We study the properties of the segment and area enclosed by a given curve and a variable line passing through a fixed point. We first examine the existence of an equally dividing line in different settings. We then show that for a convex curve and a point inside it, the enclosed area between the curve and a variable line passing through the point results in extreme values if and only if the line is an equally dividing line. We also extend the analysis to nonconvex curves and we found that this property only holds when the curve can be written in an explicit function in polar form using the fixed point as the origin.

Analysis of Gunmen’s Strategies

High school science fair project in Mathematics
Collaborator: Chen-Chieh Ping
Advisors: Mr. Chih-Chang Ou and Mrs.
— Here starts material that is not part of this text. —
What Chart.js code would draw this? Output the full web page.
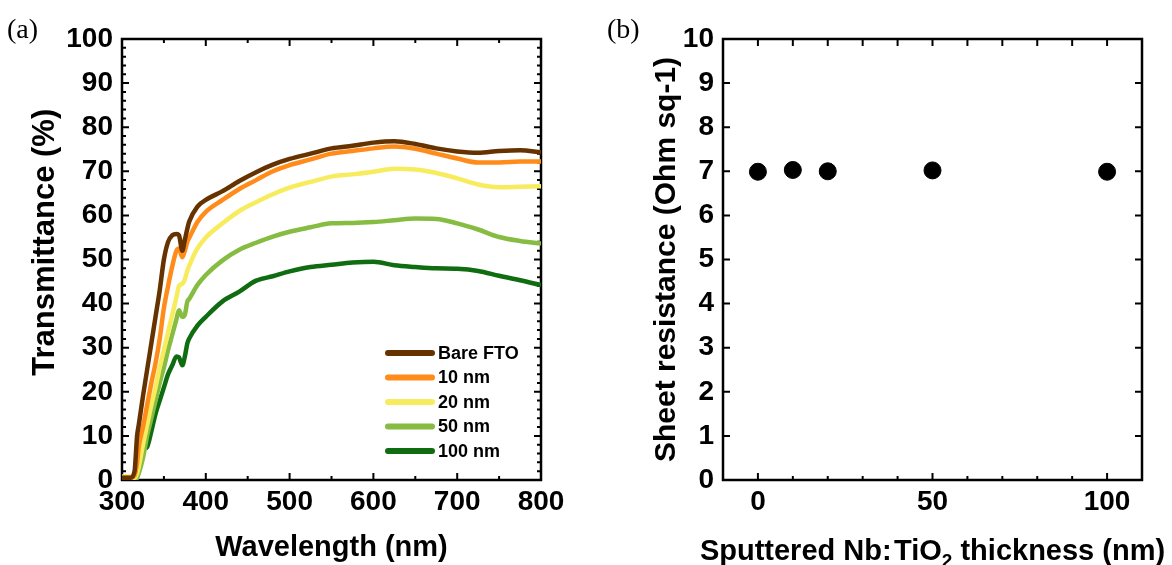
<!DOCTYPE html>
<html>
<head>
<meta charset="utf-8">
<script src="https://cdn.jsdelivr.net/npm/chart.js@4"></script>
<style>
  html, body { margin: 0; padding: 0; background: #fff; }
  body { width: 1172px; height: 565px; position: relative; overflow: hidden; }
  .panel { position: absolute; top: 0; width: 586px; height: 565px; }
  .tag { position: absolute; font-family: 'Liberation Serif', 'Times New Roman', serif; font-size: 28px; color: #000; line-height: 1; }
</style>
</head>
<body>
<div class="panel" style="left:0"><canvas id="transChart"></canvas></div>
<div class="panel" style="left:586px"><canvas id="sheetChart"></canvas></div>
<div class="tag" style="left:7px; top:15px">(a)</div>
<div class="tag" style="left:607px; top:15px">(b)</div>
<script>
// --- Data: (a) transmittance spectra ---
const wavelength = [300, 310, 315, 318, 320, 325, 330, 335, 340, 345, 350, 355, 360, 365, 368, 372, 375, 378, 380,
  390, 400, 420, 440, 460, 480, 500, 525, 550, 575, 600, 625, 650, 675, 700, 725, 750, 775, 800];
const bareFTO = [0.5, 0.5, 2, 10, 12.5, 19, 25, 31, 37, 43, 50, 54, 55.5, 55.8, 55.5, 52, 54.5, 57, 58.5,
  62, 63.5, 65.5, 67.8, 69.8, 71.5, 72.8, 74, 75.2, 75.8, 76.5, 76.8, 76.2, 75.2, 74.5, 74.2, 74.6, 74.8, 74.3];
const nm10 = [0.5, 0.5, 1, 4, 7.5, 12, 17, 22, 26.5, 32, 39, 44, 48.5, 52, 52.5, 50.5, 52, 54, 54.8,
  58.5, 60.8, 63.5, 66, 68, 70, 71.4, 72.7, 74, 74.6, 75.2, 75.6, 75.1, 74, 72.9, 72, 72, 72.2, 72.2];
const nm20 = [0.8, 0.8, 0.5, 1.5, 3, 8, 12.5, 17, 21, 25.5, 29.5, 33.5, 37.5, 41.5, 44, 44.5, 45.5, 47.5, 48.5,
  52.5, 55, 58.2, 61, 63, 64.8, 66.3, 67.6, 68.8, 69.3, 69.9, 70.6, 70.4, 69.6, 68.4, 67, 66.4, 66.5, 66.6];
const nm50 = [0.5, 0.5, 0, 0.5, 1.5, 5, 10, 14, 18, 22, 25.5, 29.5, 33, 36.5, 38.5, 37, 37.5, 40.5, 41,
  44.2, 46.5, 49.8, 52.2, 53.8, 55.2, 56.3, 57.3, 58.2, 58.3, 58.5, 58.9, 59.3, 59.2, 58.2, 56.8, 55.1, 54.2, 53.6];
const nm100 = [0.5, 0.5, 0, 4, 6.5, 7, 7.5, 11, 15, 18, 21, 24, 26, 28, 27.8, 26, 28, 31, 32,
  35, 37, 40.5, 42.7, 45.2, 46.2, 47.3, 48.3, 48.8, 49.3, 49.5, 48.7, 48.3, 48, 47.9, 47.4, 46.3, 45.3, 44.2];
const seriesLabels = ['Bare FTO', '10 nm', '20 nm', '50 nm', '100 nm'];
const seriesColors = ['#663300', '#ff8c1a', '#f7ec5e', '#86bc42', '#106c10'];
const waveTicks = [300, 400, 500, 600, 700, 800];
const transTicks = [0, 10, 20, 30, 40, 50, 60, 70, 80, 90, 100];

// --- Data: (b) sheet resistance ---
const thickness = [0, 10, 20, 50, 100];
const sheetRes = [6.99, 7.03, 7.0, 7.02, 6.99];
const thickTicks = [0, 50, 100];
const resTicks = [0, 1, 2, 3, 4, 5, 6, 7, 8, 9, 10];

const FONT = "'Liberation Sans', Arial, sans-serif";

// --- Frame with inward ticks on all four sides ---
const frameTicks = {
  id: 'frameTicks',
  beforeDatasetsDraw(chart, args, o) {
    const { ctx, chartArea: a, scales: { x, y } } = chart;
    ctx.save();
    ctx.strokeStyle = '#000';
    ctx.lineWidth = 2.5;
    ctx.strokeRect(a.left, a.top, a.right - a.left, a.bottom - a.top);
    ctx.lineWidth = 2;
    ctx.beginPath();
    const xTick = (v, lb, lt) => {
      const px = x.getPixelForValue(v);
      ctx.moveTo(px, a.bottom); ctx.lineTo(px, a.bottom - lb);
      ctx.moveTo(px, a.top); ctx.lineTo(px, a.top + lt);
    };
    const yTick = (v, len) => {
      const py = y.getPixelForValue(v);
      ctx.moveTo(a.left, py); ctx.lineTo(a.left + len, py);
      ctx.moveTo(a.right, py); ctx.lineTo(a.right - len, py);
    };
    for (let v = x.min; v <= x.max + 1e-9; v += o.xMinor) {
      const major = x.ticks.some(t => Math.abs(t.value - v) < 1e-6);
      xTick(v, major ? 7 : 4, major ? 7 : o.topMinor);
    }
    if (o.yMinor) {
      for (let v = y.min; v <= y.max + 1e-9; v += o.yMinor) yTick(v, 4);
    }
    y.ticks.forEach(t => yTick(t.value, 7));
    ctx.stroke();
    ctx.restore();
  }
};

// --- In-plot legend for panel (a) ---
const lineLegend = {
  id: 'lineLegend',
  afterDatasetsDraw(chart) {
    const { ctx, chartArea: a } = chart;
    ctx.save();
    ctx.font = 'bold 18px ' + FONT;
    ctx.textBaseline = 'middle';
    ctx.lineCap = 'round';
    chart.data.datasets.forEach((ds, i) => {
      const yy = a.top + 314 + i * 24.5;
      const x0 = a.left + 266;
      ctx.strokeStyle = ds.borderColor;
      ctx.lineWidth = 6;
      ctx.beginPath(); ctx.moveTo(x0, yy); ctx.lineTo(x0 + 44, yy); ctx.stroke();
      ctx.fillStyle = '#000';
      ctx.fillText(ds.label, x0 + 50, yy + 1);
    });
    ctx.restore();
  }
};

// --- x title with a real subscript, allowed to run wider than the plot ---
const subTitle = {
  id: 'subTitle',
  afterDraw(chart, args, o) {
    const { ctx, chartArea: a } = chart;
    const big = 'bold 29px ' + FONT, small = 'bold 19px ' + FONT;
    ctx.save();
    ctx.fillStyle = '#000';
    ctx.textBaseline = 'alphabetic';
    ctx.font = big;
    const w1 = ctx.measureText(o.before).width, w3 = ctx.measureText(o.after).width;
    ctx.font = small;
    const w2 = ctx.measureText(o.sub).width;
    let x0 = (a.left + a.right) / 2 - (w1 + w2 + w3) / 2;
    const base = o.baseline;
    ctx.font = big; ctx.fillText(o.before, x0, base); x0 += w1;
    ctx.font = small; ctx.fillText(o.sub, x0, base + 7); x0 += w2;
    ctx.font = big; ctx.fillText(o.after, x0, base);
    ctx.restore();
  }
};

function axisCommon(ticksArr, title, titleSize, titlePad) {
  return {
    type: 'linear',
    grid: { display: false, drawTicks: false },
    border: { display: false },
    afterBuildTicks: s => { s.ticks = ticksArr.map(v => ({ value: v })); },
    title: { display: true, text: title, color: '#000', font: { family: FONT, size: titleSize, weight: 'bold', lineHeight: 1.2 }, padding: titlePad },
    ticks: { color: '#000', font: { family: FONT, size: 28, weight: 'bold' } }
  };
}

// --- Chart (a) ---
const transSeries = [bareFTO, nm10, nm20, nm50, nm100];
const tx = axisCommon(waveTicks, 'Wavelength (nm)', 29, { top: 0, bottom: 0 });
tx.min = 300; tx.max = 800; tx.ticks.padding = 5; tx.ticks.maxRotation = 0;
tx.afterFit = s => { s.height = 85; };
// leading spaces lift the rotated title a little, as in the original
const ty = axisCommon(transTicks, '    Transmittance (%)', 31, { top: 27, bottom: 0 });
ty.min = 0; ty.max = 100; ty.ticks.padding = 9;
ty.afterFit = s => { s.width = 122; };

new Chart(document.getElementById('transChart'), {
  type: 'line',
  data: {
    datasets: transSeries.map((vals, i) => ({
      label: seriesLabels[i],
      data: wavelength.map((w, j) => ({ x: w, y: vals[j] })),
      borderColor: seriesColors[i],
      backgroundColor: seriesColors[i],
      borderWidth: 4.5,
      pointRadius: 0,
      cubicInterpolationMode: 'monotone'
    }))
  },
  options: {
    responsive: true,
    maintainAspectRatio: false,
    animation: false,
    layout: { padding: { left: 0, top: 39, right: 45, bottom: 0 } },
    scales: { x: tx, y: ty },
    plugins: { legend: { display: false }, tooltip: { enabled: false }, frameTicks: { xMinor: 50, yMinor: 2, topMinor: 4 } }
  },
  plugins: [frameTicks, lineLegend]
});

// --- Chart (b) ---
const sx = axisCommon(thickTicks, '', 29, { top: 0, bottom: 0 });
sx.title.display = false;
sx.min = -10; sx.max = 110; sx.ticks.padding = 5; sx.ticks.maxRotation = 0;
sx.afterFit = s => { s.height = 85; };
const sy = axisCommon(resTicks, 'Sheet resistance (Ohm sq-1)', 30, { top: 63, bottom: 0 });
sy.min = 0; sy.max = 10; sy.ticks.padding = 9;
sy.afterFit = s => { s.width = 137; };

new Chart(document.getElementById('sheetChart'), {
  type: 'scatter',
  data: {
    datasets: [{
      label: 'Sheet resistance',
      data: thickness.map((t, i) => ({ x: t, y: sheetRes[i] })),
      backgroundColor: '#000',
      borderColor: '#000',
      pointRadius: 8.5,
      showLine: false
    }]
  },
  options: {
    responsive: true,
    maintainAspectRatio: false,
    animation: false,
    layout: { padding: { left: 0, top: 39, right: 30, bottom: 0 } },
    scales: { x: sx, y: sy },
    plugins: {
      legend: { display: false }, tooltip: { enabled: false },
      frameTicks: { xMinor: 10, yMinor: 0, topMinor: 7 },
      subTitle: { before: 'Sputtered Nb:\u200aTiO', sub: '2', after: ' thickness (nm)', baseline: 560 }
    }
  },
  plugins: [frameTicks, subTitle]
});
</script>
</body>
</html>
Yan-Ping Zhang


We study a game among three gunmen with the following rules: 1) they play in turn without turns limitation, 2) in each turn, the player can either pass the turn or shoot one of the other two players, 3) the game ends when there is only one player alive and 4) the only remaining player is the winner. In this work, we consider the case when the three gunmen have their own precision and propose the decision box model for analyzing and visualizing their optimal strategies. We also extended our analysis to the imperfect information scenario.

Squeeze! Don’t Move! – Tight Configuration of Disks and their Circum-rectangle

High school science fair project in Mathematics
Collaborator: Chen-Chieh Ping
Advisors: Prof. Sen-Peng Eu, Mrs. Yan-Ping Zhang and Mr. Chih Chang Ou

We study the tight configurations for n disks of the same size in their circum-rectangles. We find the biggest and smallest such rectangles when n ≤ 6 and the smallest rectangle for arbitrary n of certain configurations. We also propose several approaches for generating interesting tight configurations of any number of disks based on simple ones.